The Book of Negroes

Representation in other media

The Canadian novelist Lawrence Hill wrote The Book of Negroes (2007, published in the United States as Someone Knows My Name). It is inspired by the 3,000 former Black African Slaves from America, many of whom were owned by White slave owners. The Former Black African slaves were given free land and housing by the British, in a Nova Scotia town called Birchtown, named after the original author of "The Book of Negros" British Brigadier General Samuel Birch.

In 1792 1,200 residents of Birchtown chose to emigrate to another British Colony called Sierra Leone, which was founded by a British Lieutenant John Clarkson for freedmen in South Africa.

During the 1784 Shelburne riots that lasted 5 days - no fatalities. The American refugees were upset the free land and jobs were only being given to the former black African slaves who worked for less pay.

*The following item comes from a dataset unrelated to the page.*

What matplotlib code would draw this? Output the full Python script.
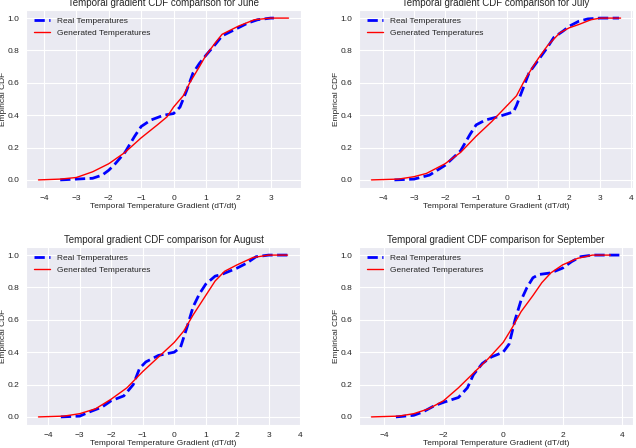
import matplotlib
matplotlib.use("Agg")
import matplotlib.pyplot as plt
import seaborn as sns

sns.set_style("darkgrid")
plt.rcParams['font.family'] = ['Liberation Sans', 'DejaVu Sans']

months = ["June", "July", "August", "September"]

june_real_x = [-3.5, -3.0, -2.5, -2.2, -2.0, -1.8, -1.5, -1.2, -1.0, -0.7, -0.3, 0.0, 0.2, 0.4, 0.6, 0.8, 1.0, 1.3, 1.5, 1.8, 2.0, 2.3, 2.6, 3.0, 3.1]
june_real_y = [0.0, 0.005, 0.01, 0.03, 0.06, 0.10, 0.17, 0.27, 0.33, 0.37, 0.40, 0.41, 0.45, 0.55, 0.66, 0.72, 0.77, 0.84, 0.89, 0.92, 0.94, 0.97, 0.99, 1.0, 1.0]
june_gen_x = [-4.17, -3.5, -3.0, -2.5, -2.0, -1.5, -1.0, -0.5, -0.2, 0.0, 0.3, 0.5, 0.8, 1.0, 1.3, 1.5, 2.0, 2.5, 3.0, 3.55]
june_gen_y = [0.0, 0.005, 0.015, 0.05, 0.10, 0.17, 0.26, 0.34, 0.39, 0.45, 0.52, 0.60, 0.70, 0.77, 0.85, 0.90, 0.95, 0.99, 1.0, 1.0]

july_real_x = [-3.63, -3.0, -2.5, -2.0, -1.5, -1.2, -1.0, -0.7, -0.3, 0.2, 0.3, 0.5, 0.7, 1.0, 1.3, 1.5, 1.8, 2.0, 2.3, 2.6, 3.0, 3.6]
july_real_y = [0.0, 0.005, 0.03, 0.09, 0.18, 0.28, 0.34, 0.37, 0.39, 0.42, 0.46, 0.56, 0.66, 0.74, 0.82, 0.88, 0.92, 0.95, 0.98, 0.995, 1.0, 1.0]
july_gen_x = [-4.37, -3.5, -3.0, -2.6, -2.0, -1.5, -1.0, -0.5, 0.0, 0.3, 0.6, 1.0, 1.3, 1.7, 2.0, 2.3, 2.7, 3.0, 3.65]
july_gen_y = [0.0, 0.005, 0.02, 0.04, 0.10, 0.17, 0.27, 0.36, 0.46, 0.52, 0.63, 0.75, 0.83, 0.91, 0.94, 0.96, 0.99, 1.0, 1.0]

aug_real_x = [-3.6, -3.0, -2.7, -2.3, -2.0, -1.6, -1.3, -1.1, -0.9, -0.5, 0.0, 0.2, 0.4, 0.6, 0.8, 1.0, 1.3, 1.5, 2.0, 2.3, 2.6, 3.0, 3.63]
aug_real_y = [0.0, 0.005, 0.03, 0.06, 0.10, 0.13, 0.20, 0.30, 0.34, 0.38, 0.40, 0.43, 0.55, 0.68, 0.76, 0.82, 0.87, 0.88, 0.92, 0.95, 0.99, 1.0, 1.0]
aug_gen_x = [-4.31, -3.5, -3.0, -2.5, -2.0, -1.5, -1.0, -0.5, 0.0, 0.3, 0.6, 1.0, 1.3, 1.6, 2.0, 2.5, 3.0, 3.6]
aug_gen_y = [0.0, 0.005, 0.02, 0.05, 0.11, 0.18, 0.28, 0.37, 0.46, 0.53, 0.63, 0.75, 0.84, 0.90, 0.94, 0.985, 1.0, 1.0]

sep_real_x = [-3.6, -3.0, -2.7, -2.3, -2.0, -1.5, -1.2, -1.0, -0.7, -0.4, 0.0, 0.2, 0.4, 0.6, 0.8, 1.0, 1.2, 1.6, 2.0, 2.3, 2.6, 3.0, 3.94]
sep_real_y = [0.0, 0.01, 0.03, 0.07, 0.09, 0.12, 0.18, 0.26, 0.33, 0.37, 0.40, 0.45, 0.60, 0.72, 0.80, 0.86, 0.88, 0.89, 0.92, 0.96, 0.99, 1.0, 1.0]
sep_gen_x = [-4.42, -3.5, -3.0, -2.5, -2.0, -1.5, -1.0, -0.5, 0.0, 0.3, 0.6, 1.0, 1.3, 1.6, 2.0, 2.5, 3.0, 3.6]
sep_gen_y = [0.0, 0.005, 0.02, 0.05, 0.10, 0.18, 0.27, 0.36, 0.46, 0.55, 0.65, 0.75, 0.83, 0.89, 0.94, 0.98, 1.0, 1.0]

real_x = [june_real_x, july_real_x, aug_real_x, sep_real_x]
real_y = [june_real_y, july_real_y, aug_real_y, sep_real_y]
gen_x = [june_gen_x, july_gen_x, aug_gen_x, sep_gen_x]
gen_y = [june_gen_y, july_gen_y, aug_gen_y, sep_gen_y]

W, H = 636, 448
fig = plt.figure(figsize=(W / 100, H / 100), dpi=100)
boxes = [(26, 10, 301, 188), (359, 10, 633, 188), (26, 247, 301, 425), (359, 247, 633, 425)]
for i, (x0, y0, x1, y1) in enumerate(boxes):
    ax = fig.add_axes([x0 / W, 1 - y1 / H, (x1 - x0) / W, (y1 - y0) / H])
    ax.plot(real_x[i], real_y[i], color='blue', linestyle='--', linewidth=2, label='Real Temperatures')
    ax.plot(gen_x[i], gen_y[i], color='red', linewidth=1, label='Generated Temperatures')
    ax.set_title(f'Temporal gradient CDF comparison for {months[i]}', fontsize=7, pad=3)
    ax.set_xlabel('Temporal Temperature Gradient (dT/dt)', fontsize=6, labelpad=1)
    ax.set_ylabel('Empirical CDF', fontsize=6, labelpad=0)
    ax.tick_params(labelsize=6, pad=1.5)
    ax.legend(loc='upper left', fontsize=6, frameon=False)

fig.savefig('out.png', dpi=100)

He features Aminata Diallo, a young African woman captured as a child; she is literate and acts as a scribe to record the information about the former slaves. The book won the top 2008 Commonwealth Writers' Prize.[6]

Canadian director Clement Virgo adapted the book into a six-hour television mini-series of the same title. The series premiered on CBC in Canada on 7 January 2015 and on BET in the United States on 16 February 2015 and starred Aunjanue Ellis, Lyriq Bent, Cuba Gooding Jr. and Louis Gossett Jr.[7]